7. Bagi beberapa brand, penting untuk muncul di semua medium komunikasi yang bisa dicoba. Saya pribadi memilih tidak melakukannya. Pertama, karakteristik audiens dari tiap media sosial berbeda. Kedua, karena perbedaan itulah akan membuat tenaga saya termakan untuk menyiapkan konten bagi tiap akun satu per satu. 

8. Mencoba memahami karakteristik tiap pelanggan. Jangan pernah berpikir bahwa semua orang yang Anda ajak bicara sama pintarnya. Ada orang yang tidak mampu menjelaskan maksudnya, ada pula yang tidak sabaran dan bicara kurang enak. Anda mungkin bukan pekerja kantoran dan tidak memiliki bos. Namun, pelanggan Anda adalah bosnya. Dari mereka Anda mendapatkan uang. Karena itu Anda harus mampu melayani dengan profesional.

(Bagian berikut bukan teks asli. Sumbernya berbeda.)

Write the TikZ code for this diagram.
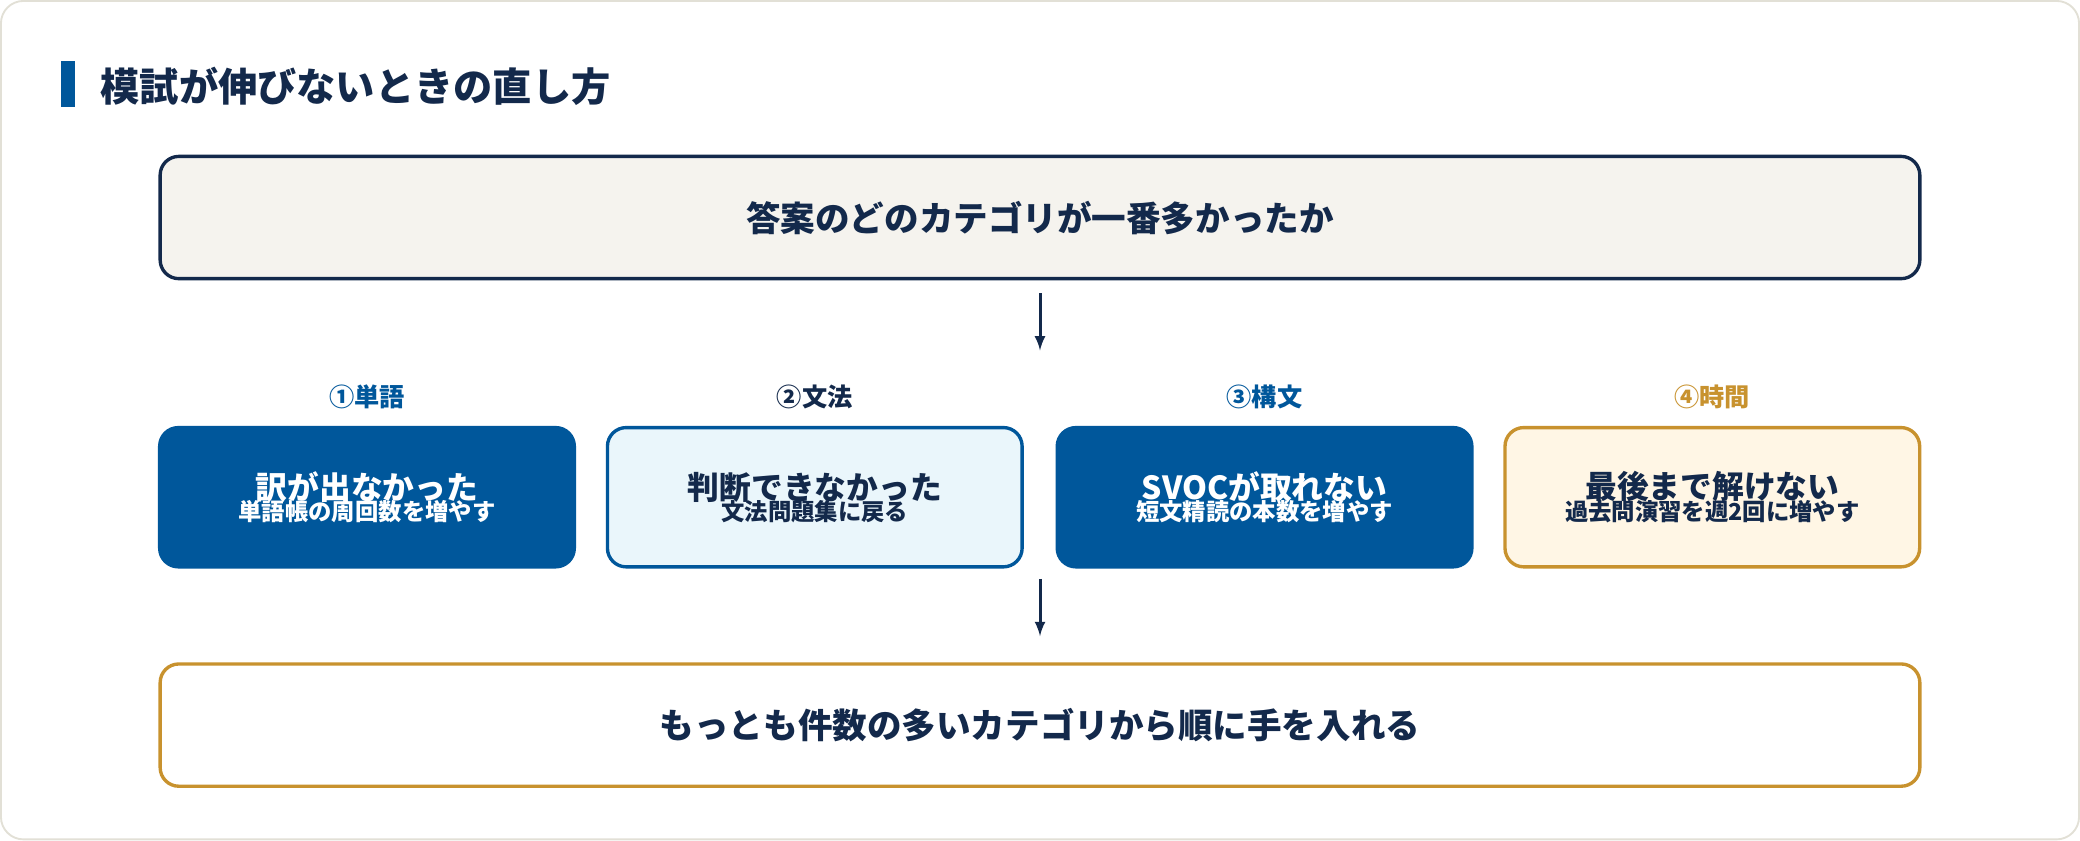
\documentclass[tikz,border=0pt]{standalone}
\usepackage{fontspec}
\setmainfont{Noto Sans CJK JP}
\usetikzlibrary{positioning}
\definecolor{navy}{HTML}{13294B}
\definecolor{blu}{HTML}{00579B}
\definecolor{gold}{HTML}{C8922E}
\definecolor{paper}{HTML}{F5F3EE}
\definecolor{ltblue}{HTML}{EAF6FB}
\definecolor{ltgold}{HTML}{FFF6E5}
\definecolor{edgegray}{HTML}{E2E0D6}
\newcommand{\stephead}{\bfseries\fontsize{17}{24}\selectfont}
\newcommand{\stepsub}{\bfseries\fontsize{12.5}{16}\selectfont}
\begin{document}
\begin{tikzpicture}[x=0.025cm,y=-0.025cm,
  wide box/.style={draw=navy,line width=1.8pt,rounded corners=10pt,minimum width=33.1cm,minimum height=2.3cm,font=\bfseries\fontsize{18.5}{22}\selectfont,text=navy},
  step box/.style={line width=1.8pt,rounded corners=10pt,minimum width=7.8cm,minimum height=2.62cm,align=center},
  tag/.style={font=\bfseries\fontsize{13.5}{16}\selectfont},
  flow/.style={-latex,draw=navy,line width=1.6pt}]

\draw[edgegray,line width=1pt,fill=white,rounded corners=12pt] (2,2) rectangle (1566,633);
\fill[blu] (47,47) rectangle (58,82);
\node[anchor=west,text=navy,font=\bfseries\fontsize{21}{24}\selectfont] (title) at (72,66) {模試が伸びないときの直し方};

\node[wide box,fill=paper] (top) at (784,165) {答案のどのカテゴリが一番多かったか};

\node[step box,fill=blu,draw=blu,text=white] (s1) at (277.5,375.5) {{\stephead 訳が出なかった}\\[-2pt]{\stepsub 単語帳の周回数を増やす}};
\node[step box,fill=ltblue,draw=blu,text=navy] (s2) at (614.5,375.5) {{\stephead 判断できなかった}\\[-2pt]{\stepsub 文法問題集に戻る}};
\node[step box,fill=blu,draw=blu,text=white] (s3) at (953,375.5) {{\stephead SVOCが取れない}\\[-2pt]{\stepsub 短文精読の本数を増やす}};
\node[step box,fill=ltgold,draw=gold,text=navy] (s4) at (1290,375.5) {{\stephead 最後まで解けない}\\[-2pt]{\stepsub 過去問演習を週2回に増やす}};

\node[tag,text=blu] (t1) at (277.5,300) {①単語};
\node[tag,text=navy] (t2) at (614.5,300) {②文法};
\node[tag,text=blu] (t3) at (953,300) {③構文};
\node[tag,text=gold] (t4) at (1290,300) {④時間};

\node[wide box,fill=white,draw=gold] (bot) at (784,547) {もっとも件数の多いカテゴリから順に手を入れる};

\coordinate (a1) at (784,222);
\coordinate (a2) at (784,265);
\coordinate (b1) at (784,437);
\coordinate (b2) at (784,480);
\draw[flow] (a1) -- (a2);
\draw[flow] (b1) -- (b2);
\end{tikzpicture}
\end{document}
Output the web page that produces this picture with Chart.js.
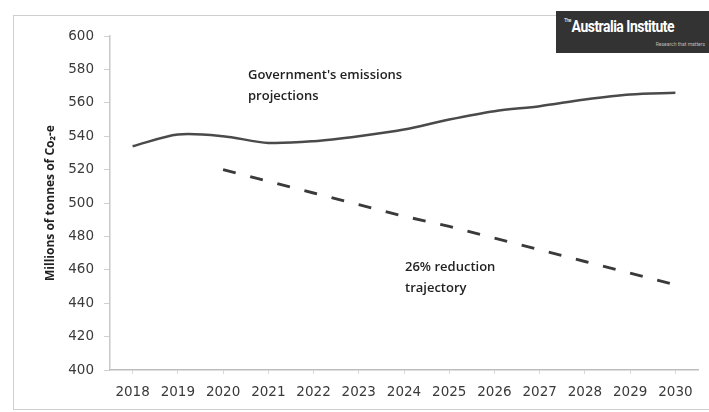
<!DOCTYPE html>
<html>
<head>
<meta charset="utf-8">
<script src="https://cdn.jsdelivr.net/npm/chart.js@4.4.1/dist/chart.umd.min.js"></script>
<style>
  html,body{margin:0;padding:0;background:#fff}
  #wrap{position:relative;width:709px;height:412px;overflow:hidden}
  #frame{position:absolute;left:13px;top:15px;width:700px;height:395px;border:1px solid #cfcfcf;box-sizing:border-box}
  #logo{position:absolute;left:556px;top:11px;width:153px;height:42px;background:#333;color:#fff;font-family:Roboto,"Liberation Sans",sans-serif}
  #logo .main{position:absolute;left:8px;top:5px;font-weight:700;font-size:17px;letter-spacing:-0.6px;transform:scaleX(0.82);transform-origin:left top;white-space:nowrap}
  #logo .main sup{font-size:6px;font-weight:400;vertical-align:top;margin-right:1px}
  #logo .sub{position:absolute;right:4px;top:30px;font-size:5px;color:#bbb;white-space:nowrap}
  canvas{position:absolute;left:0;top:0}
</style>
</head>
<body>
<div id="wrap">
  <div id="frame"></div>
  <canvas id="c" width="709" height="412"></canvas>
  <div id="logo"><div class="main"><sup>The</sup>Australia Institute</div><div class="sub">Research that matters</div></div>
</div>
<script>
// years on the x axis
const years = ['2018','2019','2020','2021','2022','2023','2024','2025','2026','2027','2028','2029','2030'];
// government projections, Mt CO2-e
const govProjection = [534, 541, 540, 536, 537, 540, 544, 550, 555, 558, 562, 565, 566];
// 26% reduction path, starting 2020
const reductionPath = [null, null, 520, 513, 506, 499, 492, 486, 479, 472, 465, 458, 451];
// y axis range
const yMin = 400, yMax = 600, yStep = 20;

const tickFont = {family: '"DejaVu Sans", sans-serif', size: 13.5};

// text notes placed beside the two lines
const notes = {
  id: 'notes',
  afterDatasetsDraw(chart) {
    const ctx = chart.ctx;
    ctx.save();
    ctx.fillStyle = '#222';
    ctx.font = '600 13px "Open Sans", sans-serif';
    ctx.textBaseline = 'middle';
    ctx.fillText("Government's emissions", 248, 75);
    ctx.fillText('projections', 248, 96);
    ctx.fillText('26% reduction', 405, 267);
    ctx.fillText('trajectory', 405, 288);
    ctx.restore();
  }
};

new Chart(document.getElementById('c'), {
  type: 'line',
  data: {
    labels: years,
    datasets: [
      {
        label: "Government's emissions projections",
        data: govProjection,
        borderColor: '#4a4a4a',
        borderWidth: 2.5,
        tension: 0.3,
        pointRadius: 0
      },
      {
        label: '26% reduction trajectory',
        data: reductionPath,
        borderColor: '#3a3a3a',
        borderWidth: 3,
        borderDash: [13, 15],
        pointRadius: 0,
        spanGaps: false
      }
    ]
  },
  options: {
    responsive: false,
    animation: false,
    layout: {padding: {left: 38, top: 36, right: 11, bottom: 0}},
    plugins: {legend: {display: false}, tooltip: {enabled: false}},
    scales: {
      x: {
        offset: true,
        grid: {display: true, drawOnChartArea: false, tickLength: 4, color: '#d8d8d8'},
        border: {color: '#bdbdbd', width: 1.5},
        ticks: {color: '#3a3a3a', font: tickFont, padding: 10, maxRotation: 0, autoSkip: false},
        afterFit: s => { s.height = 42; }
      },
      y: {
        min: yMin,
        max: yMax,
        grid: {display: true, drawOnChartArea: false, tickLength: 6, color: '#d0d0d0'},
        border: {color: '#c8c8c8', width: 1.5},
        ticks: {stepSize: yStep, color: '#3a3a3a', font: tickFont, padding: 10},
        title: {
          display: true,
          text: 'Millions of tonnes of Co\u2082-e',
          color: '#222',
          font: {family: '"Open Sans", sans-serif', size: 12, weight: '700'},
          padding: {top: 5, bottom: 0}
        },
        afterFit: s => { s.width = 72; }
      }
    }
  },
  plugins: [notes]
});
</script>
</body>
</html>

9. Membatasi diri. Saya menyadari bahwa kadang saya merasa ragu untuk menolak karena takut kekurangan pemasukan. Namun, saya menyadari bahwa saya memiliki keterbatasan dalam menerima orderan. Bukan karena hal itu sulit dikerjakan, tapi karena saya akan kelelahan. 

Dari 9 poin tersebut, saya mencoba menciptakan strategi terutama dalam hal membalas pesan pelanggan, membuat konten di media sosial, hingga bernegosiasi soal harga. Tentu, akan ada yang mengeluh harga yang saya tawarkan mahal (walau sebenarnya itu harga pasarannya). Mudahnya adalah mengedukasi. Sebutkan bahwa harga pasarannya memang begitu. Kalau perlu bandingkan dengan kompetitor yang mematok harga lebih mahal. Tetap sabar dan tidak terpancing emosi walau pelanggan mulai melucu.

Sepertinya itu adalah segala hal yang bisa saya beritahukan kepada Anda. Semoga postingan ini bermanfaat.